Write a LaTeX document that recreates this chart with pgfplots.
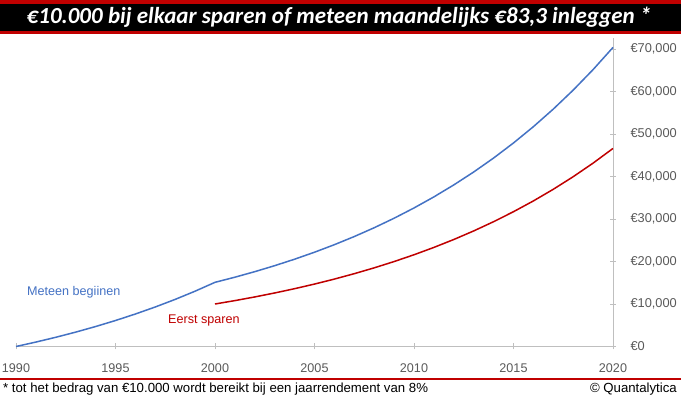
\documentclass[border=0pt]{standalone}
\usepackage{fontspec}
\setmainfont{Liberation Sans}
\newfontfamily\titlefont{Carlito}
\usepackage{pgfplots}
\pgfplotsset{compat=1.18}
\definecolor{bl}{RGB}{68,114,196}
\definecolor{rd}{RGB}{192,0,0}
\definecolor{ax}{RGB}{191,191,191}
\definecolor{tl}{RGB}{89,89,89}
\begin{document}
\begin{tikzpicture}[x=1pt,y=1pt]
\useasboundingbox (0,0) rectangle (681,399);
\fill[white] (0,0) rectangle (681,399);
\fill[rd] (0,395) rectangle (681,398.5);
\fill[black] (0,368) rectangle (681,395);
\fill[rd] (0,365) rectangle (681,368);
\node[text=white, inner sep=0, font=\titlefont\bfseries\itshape\fontsize{23}{27}\selectfont] at (339,381.5) {€10.000 bij elkaar sparen of meteen maandelijks €83,3 inleggen *};
\begin{axis}[
  at={(16pt,52.5pt)}, anchor=south west,
  scale only axis, width=597pt, height=308.5pt,
  xmin=1990, xmax=2020, ymin=0, ymax=72600,
  axis x line=bottom, axis y line=right,
  axis line style={-, draw=ax, line width=0.8pt},
  every outer x axis line/.append style={-},
  every outer y axis line/.append style={-},
  xtick={1990,1995,2000,2005,2010,2015,2020},
  xticklabels={1990,1995,2000,2005,2010,2015,2020},
  ytick={0,10000,20000,30000,40000,50000,60000,70000},
  yticklabels={€0,{€10,000},{€20,000},{€30,000},{€40,000},{€50,000},{€60,000},{€70,000}},
  scaled y ticks=false,
  tick style={draw=ax, line width=0.8pt},
  tick align=center, major tick length=6pt,
  xticklabel style={anchor=base, yshift=-23.5pt, text=tl, font=\fontsize{12.6}{14}\selectfont},
  yticklabel style={anchor=west, xshift=11pt, text=tl, font=\fontsize{12.8}{14}\selectfont},
  clip=false,
]
\addplot[bl, line width=1.5pt] coordinates {
(1990,0) (1991,1043) (1992,2168) (1993,3385) (1994,4697) (1995,6115) (1996,7647)
(1997,9301) (1998,11088) (1999,13017) (2000,15100) (2001,16308) (2002,17613)
(2003,19022) (2004,20544) (2005,22187) (2006,23961) (2007,25879) (2008,27949)
(2009,30185) (2010,32600) (2011,35208) (2012,38025) (2013,41067) (2014,44352)
(2015,47901) (2016,51732) (2017,55871) (2018,60341) (2019,65168) (2020,70382)};
\addplot[rd, line width=1.5pt] coordinates {
(2000,10000) (2001,10800) (2002,11664) (2003,12597) (2004,13605) (2005,14693)
(2006,15869) (2007,17138) (2008,18509) (2009,19990) (2010,21589) (2011,23316)
(2012,25182) (2013,27196) (2014,29372) (2015,31722) (2016,34259) (2017,37000)
(2018,39960) (2019,43157) (2020,46610)};
\end{axis}
\node[anchor=base west, inner sep=0, text=bl, font=\fontsize{12.6}{14}\selectfont] at (27,103) {Meteen begiinen};
\node[anchor=base west, inner sep=0, text=rd, font=\fontsize{12.6}{14}\selectfont] at (168,75) {Eerst sparen};
\fill[rd] (0,19) rectangle (681,21);
\node[anchor=base west, inner sep=0, font=\fontsize{13.2}{15}\selectfont] at (3,6) {* tot het bedrag van €10.000 wordt bereikt bij een jaarrendement van 8\%};
\node[anchor=base east, inner sep=0, font=\fontsize{13.2}{15}\selectfont] at (677,6) {© Quantalytica};
\end{tikzpicture}
\end{document}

-.-.-

**Given problem**
Repeat the data exactly, dropping every picture it holds.

**Completed exercise**
Write a LaTeX document that recreates this chart with pgfplots.
\documentclass[border=0pt]{standalone}
\usepackage{fontspec}
\setmainfont{Liberation Sans}
\newfontfamily\titlefont{Carlito}
\usepackage{pgfplots}
\pgfplotsset{compat=1.18}
\definecolor{bl}{RGB}{68,114,196}
\definecolor{rd}{RGB}{192,0,0}
\definecolor{ax}{RGB}{191,191,191}
\definecolor{tl}{RGB}{89,89,89}
\begin{document}
\begin{tikzpicture}[x=1pt,y=1pt]
\useasboundingbox (0,0) rectangle (681,399);
\fill[white] (0,0) rectangle (681,399);
\fill[rd] (0,395) rectangle (681,398.5);
\fill[black] (0,368) rectangle (681,395);
\fill[rd] (0,365) rectangle (681,368);
\node[text=white, inner sep=0, font=\titlefont\bfseries\itshape\fontsize{23}{27}\selectfont] at (339,381.5) {€10.000 bij elkaar sparen of meteen maandelijks €83,3 inleggen *};
\begin{axis}[
  at={(16pt,52.5pt)}, anchor=south west,
  scale only axis, width=597pt, height=308.5pt,
  xmin=1990, xmax=2020, ymin=0, ymax=72600,
  axis x line=bottom, axis y line=right,
  axis line style={-, draw=ax, line width=0.8pt},
  every outer x axis line/.append style={-},
  every outer y axis line/.append style={-},
  xtick={1990,1995,2000,2005,2010,2015,2020},
  xticklabels={1990,1995,2000,2005,2010,2015,2020},
  ytick={0,10000,20000,30000,40000,50000,60000,70000},
  yticklabels={€0,{€10,000},{€20,000},{€30,000},{€40,000},{€50,000},{€60,000},{€70,000}},
  scaled y ticks=false,
  tick style={draw=ax, line width=0.8pt},
  tick align=center, major tick length=6pt,
  xticklabel style={anchor=base, yshift=-23.5pt, text=tl, font=\fontsize{12.6}{14}\selectfont},
  yticklabel style={anchor=west, xshift=11pt, text=tl, font=\fontsize{12.8}{14}\selectfont},
  clip=false,
]
\addplot[bl, line width=1.5pt] coordinates {
(1990,0) (1991,1043) (1992,2168) (1993,3385) (1994,4697) (1995,6115) (1996,7647)
(1997,9301) (1998,11088) (1999,13017) (2000,15100) (2001,16308) (2002,17613)
(2003,19022) (2004,20544) (2005,22187) (2006,23961) (2007,25879) (2008,27949)
(2009,30185) (2010,32600) (2011,35208) (2012,38025) (2013,41067) (2014,44352)
(2015,47901) (2016,51732) (2017,55871) (2018,60341) (2019,65168) (2020,70382)};
\addplot[rd, line width=1.5pt] coordinates {
(2000,10000) (2001,10800) (2002,11664) (2003,12597) (2004,13605) (2005,14693)
(2006,15869) (2007,17138) (2008,18509) (2009,19990) (2010,21589) (2011,23316)
(2012,25182) (2013,27196) (2014,29372) (2015,31722) (2016,34259) (2017,37000)
(2018,39960) (2019,43157) (2020,46610)};
\end{axis}
\node[anchor=base west, inner sep=0, text=bl, font=\fontsize{12.6}{14}\selectfont] at (27,103) {Meteen begiinen};
\node[anchor=base west, inner sep=0, text=rd, font=\fontsize{12.6}{14}\selectfont] at (168,75) {Eerst sparen};
\fill[rd] (0,19) rectangle (681,21);
\node[anchor=base west, inner sep=0, font=\fontsize{13.2}{15}\selectfont] at (3,6) {* tot het bedrag van €10.000 wordt bereikt bij een jaarrendement van 8\%};
\node[anchor=base east, inner sep=0, font=\fontsize{13.2}{15}\selectfont] at (677,6) {© Quantalytica};
\end{tikzpicture}
\end{document}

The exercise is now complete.